INFORMATION SUPPLIED.

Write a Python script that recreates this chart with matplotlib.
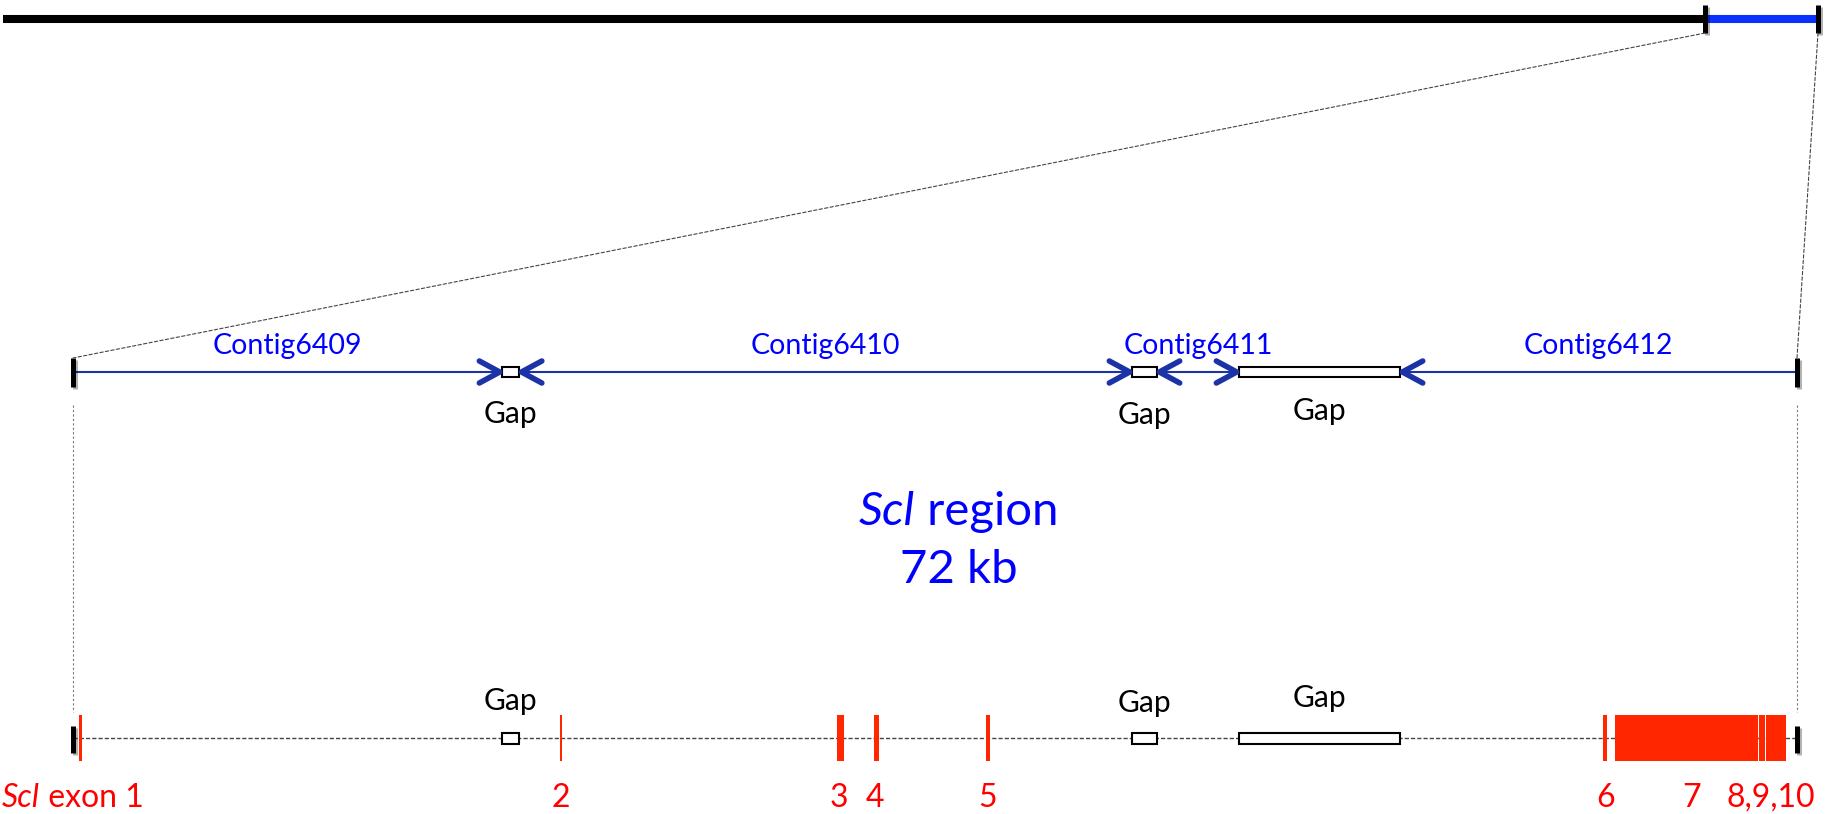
import numpy as np
import matplotlib.pyplot as plt
from matplotlib.patches import Rectangle, ConnectionPatch
import matplotlib.patheffects as pe
from matplotlib.transforms import offset_copy

plt.rcParams['font.family'] = ['Lato', 'DejaVu Sans']

# Data (positions in kb)

scaffold_len = 1157.0
region_start = 1085.0
region_len = 72.0

contig_names = ['Contig6409', 'Contig6410', 'Contig6411', 'Contig6412']
contig_start = [0.0, 18.63, 45.27, 55.42]
contig_end = [17.92, 44.23, 48.70, 72.0]

gap_start = [17.92, 44.23, 48.70]
gap_end = [18.63, 45.27, 55.42]

exon_start = [0.25, 20.34, 31.91, 33.45, 38.13, 63.90, 64.40, 70.42, 70.71]
exon_end = [0.38, 20.42, 32.20, 33.66, 38.29, 64.07, 70.37, 70.67, 71.54]

exon_labels = ['2', '3', '4', '5', '6', '7', '8,9,10']
exon_label_pos = [20.38, 32.0, 33.5, 38.2, 64.0, 67.6, 70.9]

# Layout (rows in pixels from the top, x in kb)

W, H = 1825, 814
TOP_Y, MID_Y, BOT_Y = 19, 372, 738
NAVY = '#1C33A8'
BLUE = '#0000FF'
RED = '#FF0000'
EXON_RED = '#FF2600'

fig = plt.figure(figsize=(W / 100, H / 100), dpi=100)
fig.patch.set_facecolor('white')

# main axis: 0 kb at x=73 px, 72 kb at x=1797 px
kb_px = (1797 - 73) / region_len
ax = fig.add_axes([0, 0, 1, 1])
ax.set_xlim(-73 / kb_px, (W - 73) / kb_px)
ax.set_ylim(H, 0)
ax.axis('off')

# top axis: whole scaffold from x=3 to x=1818 px
sc_px = (1818 - 3) / scaffold_len
ax_top = fig.add_axes([0, 0, 1, 1])
ax_top.set_xlim(-3 / sc_px, (W - 3) / sc_px)
ax_top.set_ylim(H, 0)
ax_top.axis('off')
ax_top.patch.set_visible(False)

shadow = [pe.SimpleLineShadow(offset=(1.5, -1.5), shadow_color='k', alpha=0.3), pe.Normal()]

# Top scaffold
ax_top.plot([0, region_start], [TOP_Y, TOP_Y], color='black', lw=5.8, solid_capstyle='butt')
ax_top.plot([region_start, scaffold_len], [TOP_Y, TOP_Y], color='#0A32FF', lw=5.8, solid_capstyle='butt')
for x in [region_start, scaffold_len]:
    ax_top.plot([x, x], [5, 33], color='black', lw=3.6, solid_capstyle='butt', path_effects=shadow)

# zoom connectors
for xa, xb in [(region_start, 0.0), (scaffold_len, region_len)]:
    con = ConnectionPatch(xyA=(xa, 33), coordsA=ax_top.transData,
                          xyB=(xb, 358), coordsB=ax.transData,
                          color='#444444', lw=0.8, linestyle=(0, (3, 2)))
    fig.add_artist(con)
    ax.plot([xb, xb], [405, 712], color='#777777', lw=0.8, linestyle=(0, (2, 2)))

# Middle row: contigs


def chevron(tip, y, direction):
    dx = 0.85 * direction
    t = tip - 0.1 * direction
    ax.plot([t - dx, t, t - dx], [y - 11, y, y + 11], color=NAVY, lw=4.0,
            solid_capstyle='round', solid_joinstyle='round', zorder=4)


for name, s, e in zip(contig_names, contig_start, contig_end):
    ax.plot([s, e], [MID_Y, MID_Y], color=NAVY, lw=1.5, zorder=2)
    if s > 0:
        chevron(s, MID_Y, -1)
    if e < region_len:
        chevron(e, MID_Y, 1)
    ax.text((s + e) / 2, 346, name, color=BLUE, fontsize=20.5, ha='center', va='center')

for x in [0.0, region_len]:
    ax.plot([x, x], [358, 387], color='black', lw=3.6, solid_capstyle='butt', path_effects=shadow)

mid_gap_y = [414, 415, 411]
bot_gap_y = [701, 703, 698]
for s, e, ym, yb in zip(gap_start, gap_end, mid_gap_y, bot_gap_y):
    ax.add_patch(Rectangle((s, MID_Y - 5), e - s, 10, fc='white', ec='black', lw=1.5, zorder=3))
    ax.text((s + e) / 2, ym, 'Gap', fontsize=21.5, ha='center', va='center')
    ax.add_patch(Rectangle((s, BOT_Y - 5.5), e - s, 11, fc='white', ec='black', lw=1.5, zorder=3))
    ax.text((s + e) / 2, yb, 'Gap', fontsize=21.5, ha='center', va='center')


def mixed_text(x, y, parts, **kw):
    renderer = fig.canvas.get_renderer()
    texts, widths = [], []
    for s, style in parts:
        t = ax.text(x, y, s, style=style, ha='left', va='center', **kw)
        texts.append(t)
        widths.append(t.get_window_extent(renderer).width)
    off = -sum(widths) / 2
    for t, w in zip(texts, widths):
        t.set_transform(offset_copy(ax.transData, fig=fig, x=off, y=0, units='dots'))
        off += w


mixed_text(37.0, 512, [('Scl', 'italic'), (' region', 'normal')], color=BLUE, fontsize=34)
ax.text(37.0, 570, '72 kb', color=BLUE, fontsize=34, ha='center', va='center')

# Bottom row: exons
ax.plot([0, region_len], [BOT_Y, BOT_Y], color='#444444', lw=1, linestyle=(0, (3, 1.5)), zorder=1)
for s, e in zip(exon_start, exon_end):
    ax.add_patch(Rectangle((s, 715), e - s, 46, fc=EXON_RED, ec='none', zorder=4))
for x in [0.0, region_len]:
    ax.plot([x, x], [726, 753], color='black', lw=3.6, solid_capstyle='butt', path_effects=shadow, zorder=5)

mixed_text(0.0, 798, [('Scl', 'italic'), (' exon 1', 'normal')], color=RED, fontsize=23)
for lab, x in zip(exon_labels, exon_label_pos):
    ax.text(x, 798, lab, color=RED, fontsize=23, ha='center', va='center')

fig.savefig('out.png', dpi=100, facecolor='white')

WHAT IS REQUIRED.
The lines from the top of the data above through the one holding "gap_end = [18.63, 45.27, 55.42]" are to be repeated exactly, and only those, with no pictures.

RESULT OF THIS EXERCISE.
Write a Python script that recreates this chart with matplotlib.
import numpy as np
import matplotlib.pyplot as plt
from matplotlib.patches import Rectangle, ConnectionPatch
import matplotlib.patheffects as pe
from matplotlib.transforms import offset_copy

plt.rcParams['font.family'] = ['Lato', 'DejaVu Sans']

# Data (positions in kb)

scaffold_len = 1157.0
region_start = 1085.0
region_len = 72.0

contig_names = ['Contig6409', 'Contig6410', 'Contig6411', 'Contig6412']
contig_start = [0.0, 18.63, 45.27, 55.42]
contig_end = [17.92, 44.23, 48.70, 72.0]

gap_start = [17.92, 44.23, 48.70]
gap_end = [18.63, 45.27, 55.42]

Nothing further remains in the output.